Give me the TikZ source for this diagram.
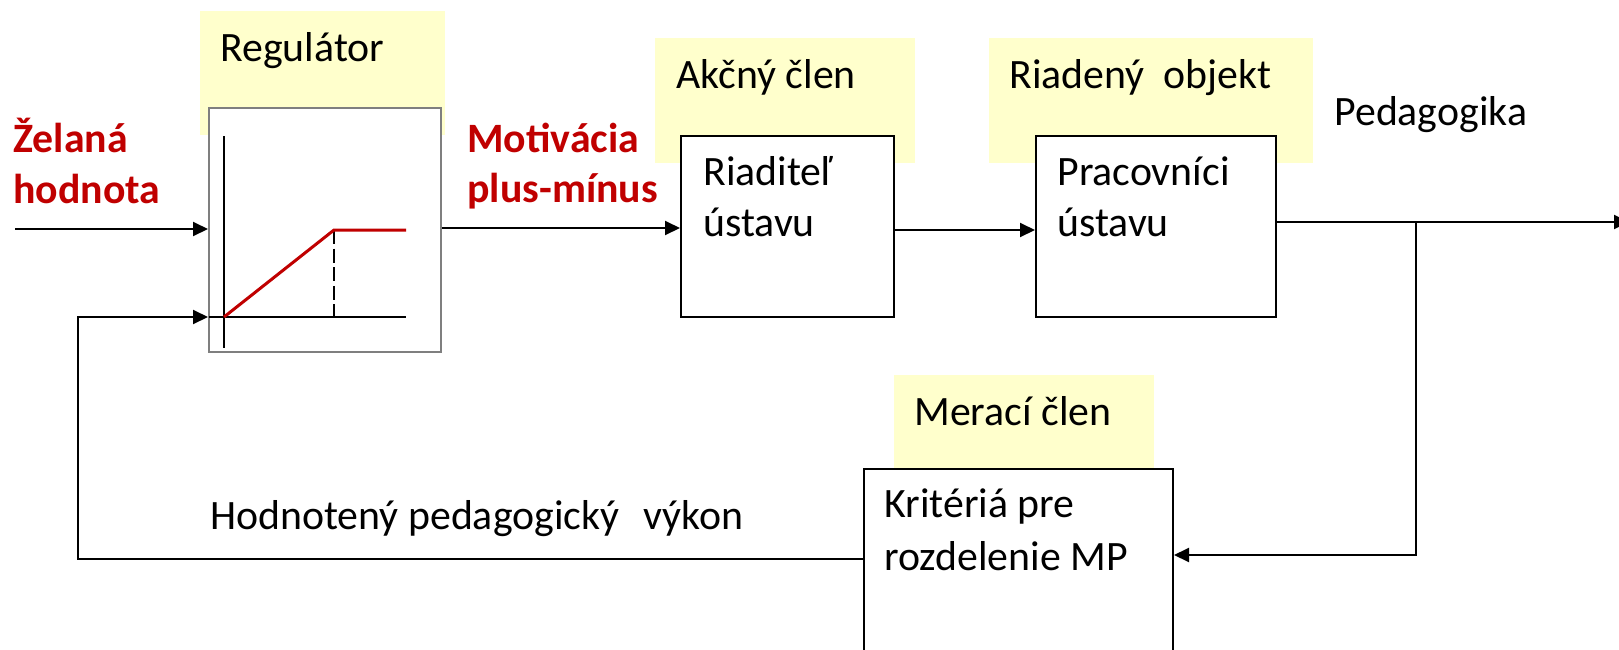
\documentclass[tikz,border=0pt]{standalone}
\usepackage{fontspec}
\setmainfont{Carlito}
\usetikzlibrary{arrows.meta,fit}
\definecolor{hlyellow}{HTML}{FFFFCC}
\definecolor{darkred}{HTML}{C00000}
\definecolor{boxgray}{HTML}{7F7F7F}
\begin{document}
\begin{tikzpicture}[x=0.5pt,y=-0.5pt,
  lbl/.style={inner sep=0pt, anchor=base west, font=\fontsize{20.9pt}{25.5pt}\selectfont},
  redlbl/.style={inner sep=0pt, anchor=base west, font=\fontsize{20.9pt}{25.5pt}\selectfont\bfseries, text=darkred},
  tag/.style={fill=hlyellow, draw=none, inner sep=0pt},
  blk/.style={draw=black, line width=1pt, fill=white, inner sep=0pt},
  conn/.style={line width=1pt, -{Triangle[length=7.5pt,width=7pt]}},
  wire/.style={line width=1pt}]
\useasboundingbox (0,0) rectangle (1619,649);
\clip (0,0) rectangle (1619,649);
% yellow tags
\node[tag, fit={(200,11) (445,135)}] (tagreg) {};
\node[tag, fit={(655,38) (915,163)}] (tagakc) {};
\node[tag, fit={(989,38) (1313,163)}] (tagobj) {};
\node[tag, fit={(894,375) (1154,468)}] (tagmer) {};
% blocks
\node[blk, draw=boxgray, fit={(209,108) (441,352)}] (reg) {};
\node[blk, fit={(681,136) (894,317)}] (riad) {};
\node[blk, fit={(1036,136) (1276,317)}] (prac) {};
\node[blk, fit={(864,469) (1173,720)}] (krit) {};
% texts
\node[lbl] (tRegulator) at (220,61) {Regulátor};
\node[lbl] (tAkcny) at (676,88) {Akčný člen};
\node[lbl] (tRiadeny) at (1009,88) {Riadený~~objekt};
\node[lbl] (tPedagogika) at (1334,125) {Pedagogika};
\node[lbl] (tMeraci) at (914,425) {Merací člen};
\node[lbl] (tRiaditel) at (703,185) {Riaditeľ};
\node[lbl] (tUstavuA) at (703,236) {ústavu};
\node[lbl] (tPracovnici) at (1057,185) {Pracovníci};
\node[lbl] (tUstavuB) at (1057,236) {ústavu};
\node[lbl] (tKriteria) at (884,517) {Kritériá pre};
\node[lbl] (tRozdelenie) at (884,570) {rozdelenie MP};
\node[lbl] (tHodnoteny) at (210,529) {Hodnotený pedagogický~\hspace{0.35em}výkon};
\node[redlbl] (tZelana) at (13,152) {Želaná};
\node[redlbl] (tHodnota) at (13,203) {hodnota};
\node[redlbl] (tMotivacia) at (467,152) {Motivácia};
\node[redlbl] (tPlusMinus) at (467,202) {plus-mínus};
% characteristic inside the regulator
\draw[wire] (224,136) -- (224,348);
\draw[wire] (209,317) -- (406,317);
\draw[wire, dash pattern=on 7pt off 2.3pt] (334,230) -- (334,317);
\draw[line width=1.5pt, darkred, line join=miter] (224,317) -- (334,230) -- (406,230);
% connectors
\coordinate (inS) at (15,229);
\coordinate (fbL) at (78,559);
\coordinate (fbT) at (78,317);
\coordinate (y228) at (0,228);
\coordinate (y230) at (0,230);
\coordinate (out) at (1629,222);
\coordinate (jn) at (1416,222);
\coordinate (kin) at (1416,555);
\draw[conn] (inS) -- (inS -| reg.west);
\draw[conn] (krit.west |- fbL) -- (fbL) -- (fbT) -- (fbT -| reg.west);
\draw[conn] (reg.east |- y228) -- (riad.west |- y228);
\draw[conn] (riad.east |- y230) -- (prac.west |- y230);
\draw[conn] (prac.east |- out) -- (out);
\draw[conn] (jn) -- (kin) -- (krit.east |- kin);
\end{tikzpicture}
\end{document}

· · · ·

- Task brief
Return the material exactly as given, apart from the pictures.

- Finished answer
Give me the TikZ source for this diagram.
\documentclass[tikz,border=0pt]{standalone}
\usepackage{fontspec}
\setmainfont{Carlito}
\usetikzlibrary{arrows.meta,fit}
\definecolor{hlyellow}{HTML}{FFFFCC}
\definecolor{darkred}{HTML}{C00000}
\definecolor{boxgray}{HTML}{7F7F7F}
\begin{document}
\begin{tikzpicture}[x=0.5pt,y=-0.5pt,
  lbl/.style={inner sep=0pt, anchor=base west, font=\fontsize{20.9pt}{25.5pt}\selectfont},
  redlbl/.style={inner sep=0pt, anchor=base west, font=\fontsize{20.9pt}{25.5pt}\selectfont\bfseries, text=darkred},
  tag/.style={fill=hlyellow, draw=none, inner sep=0pt},
  blk/.style={draw=black, line width=1pt, fill=white, inner sep=0pt},
  conn/.style={line width=1pt, -{Triangle[length=7.5pt,width=7pt]}},
  wire/.style={line width=1pt}]
\useasboundingbox (0,0) rectangle (1619,649);
\clip (0,0) rectangle (1619,649);
% yellow tags
\node[tag, fit={(200,11) (445,135)}] (tagreg) {};
\node[tag, fit={(655,38) (915,163)}] (tagakc) {};
\node[tag, fit={(989,38) (1313,163)}] (tagobj) {};
\node[tag, fit={(894,375) (1154,468)}] (tagmer) {};
% blocks
\node[blk, draw=boxgray, fit={(209,108) (441,352)}] (reg) {};
\node[blk, fit={(681,136) (894,317)}] (riad) {};
\node[blk, fit={(1036,136) (1276,317)}] (prac) {};
\node[blk, fit={(864,469) (1173,720)}] (krit) {};
% texts
\node[lbl] (tRegulator) at (220,61) {Regulátor};
\node[lbl] (tAkcny) at (676,88) {Akčný člen};
\node[lbl] (tRiadeny) at (1009,88) {Riadený~~objekt};
\node[lbl] (tPedagogika) at (1334,125) {Pedagogika};
\node[lbl] (tMeraci) at (914,425) {Merací člen};
\node[lbl] (tRiaditel) at (703,185) {Riaditeľ};
\node[lbl] (tUstavuA) at (703,236) {ústavu};
\node[lbl] (tPracovnici) at (1057,185) {Pracovníci};
\node[lbl] (tUstavuB) at (1057,236) {ústavu};
\node[lbl] (tKriteria) at (884,517) {Kritériá pre};
\node[lbl] (tRozdelenie) at (884,570) {rozdelenie MP};
\node[lbl] (tHodnoteny) at (210,529) {Hodnotený pedagogický~\hspace{0.35em}výkon};
\node[redlbl] (tZelana) at (13,152) {Želaná};
\node[redlbl] (tHodnota) at (13,203) {hodnota};
\node[redlbl] (tMotivacia) at (467,152) {Motivácia};
\node[redlbl] (tPlusMinus) at (467,202) {plus-mínus};
% characteristic inside the regulator
\draw[wire] (224,136) -- (224,348);
\draw[wire] (209,317) -- (406,317);
\draw[wire, dash pattern=on 7pt off 2.3pt] (334,230) -- (334,317);
\draw[line width=1.5pt, darkred, line join=miter] (224,317) -- (334,230) -- (406,230);
% connectors
\coordinate (inS) at (15,229);
\coordinate (fbL) at (78,559);
\coordinate (fbT) at (78,317);
\coordinate (y228) at (0,228);
\coordinate (y230) at (0,230);
\coordinate (out) at (1629,222);
\coordinate (jn) at (1416,222);
\coordinate (kin) at (1416,555);
\draw[conn] (inS) -- (inS -| reg.west);
\draw[conn] (krit.west |- fbL) -- (fbL) -- (fbT) -- (fbT -| reg.west);
\draw[conn] (reg.east |- y228) -- (riad.west |- y228);
\draw[conn] (riad.east |- y230) -- (prac.west |- y230);
\draw[conn] (prac.east |- out) -- (out);
\draw[conn] (jn) -- (kin) -- (krit.east |- kin);
\end{tikzpicture}
\end{document}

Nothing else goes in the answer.